I had no idea what would happen from there in the scene. As Charley cried and I head-patted, we were told to wrap it up. We did so by Charley getting up and leaving the way he had come in and I headed off in a different direction.
Wow. The reaction from the audience during and after the skit was quite a contrast to my solo performance. Teacher in particular commented on how – though I began with all my fidgety ways – about half-way through, I became much more still. She emphasized what a great job I did listening. I really paid attention to Charley – his words, gestures and movements. Someone else commented on the way I seemed agenda free.

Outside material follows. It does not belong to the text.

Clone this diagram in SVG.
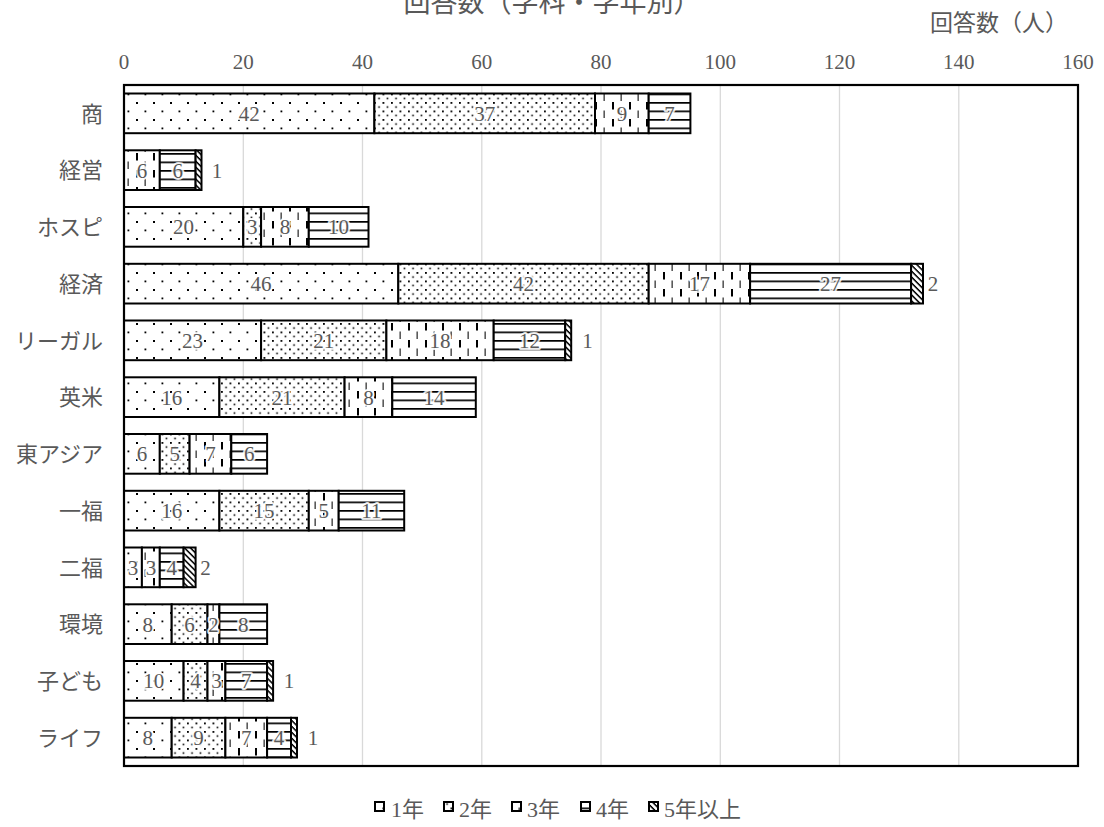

I explained to the teacher and my fellow students that I-as-Matilda had really enjoyed the interaction with Charley because I very early on had chosen to follow his lead. That is, I wanted to be Matilda at the bus stop responding to this strange character of a man who had appeared before me. I encouraged myself to be led by my curiosity in this odd man.
I totally sank into the imaginary world of the bus stop – thus my reluctance to have to move to the stop light so Charley could stretch.
Though I say I surrendered to be led by Charley, I was also led by Matilda. What was Matilda thinking and feeling about Charley? Matilda was first taken aback by his stretching and boldness. Then she was drawn to comfort him in his sadness. Unlike in my solo performance, I felt connected with the spirit of Matilda – curious and compassionate.
In giving feedback, someone highlighted the way status worked in the scene. What happened was not consciously created, I don’t think, by either of us performers. Yet, a powerful movement emerged: tall, assertive, taking-up-a lot-of-space Charley transformed into curled-into-a-small-ball-on-the-floor-and-sobbing-Charley. Matilda, without ever getting out of her chair and saying very few words, rose in status and shifted the power dynamic.
What I constructively seemed to bring to this scene (in contrast to my solo performance) was my lack of an agenda, a focus in being interested in what my partner/environment had to offer, a relatively solid connection with my own character (a sense of who I was being in that scene), my increased stillness, the way I allowed myself to be fully present in and responsive to our imaginary world.
The success of my contributions to our performance seemed to rely on ways of being that pretty much are the opposite of what I had spent most of my professional life doing.
I used to be a professional who took on the role of embedding human rights and equality principles into public policies. In this role, following cultural norms, I spent a lot of time creating and locking myself into agendas, reacting (versus responding) to people and situations, being somewhat disconnected from my true spirit (internal animating forces such as curiosity and compassion).
Am I suggesting that social policymaking systems and processes (which are all created by people interacting with each other) might benefit from functioning in the same way as a clown skit? Umm…
That’s absurd. The measure for success in social policy isn’t at all related to the measure of success in clowning.
Actually, maybe there is some sort of connection.
I mean, what if there could be a relationship between the two? What if all the being stuck, running around in circles, conflict and growing inequities we are creating are in part the result of too much fixed agenda, too much reactivity (not enough responsiveness), too much disconnect from restorative spirit? Not enough listening and observation?
What if, as I asked in my last post, we all were to start being led more by our red noses?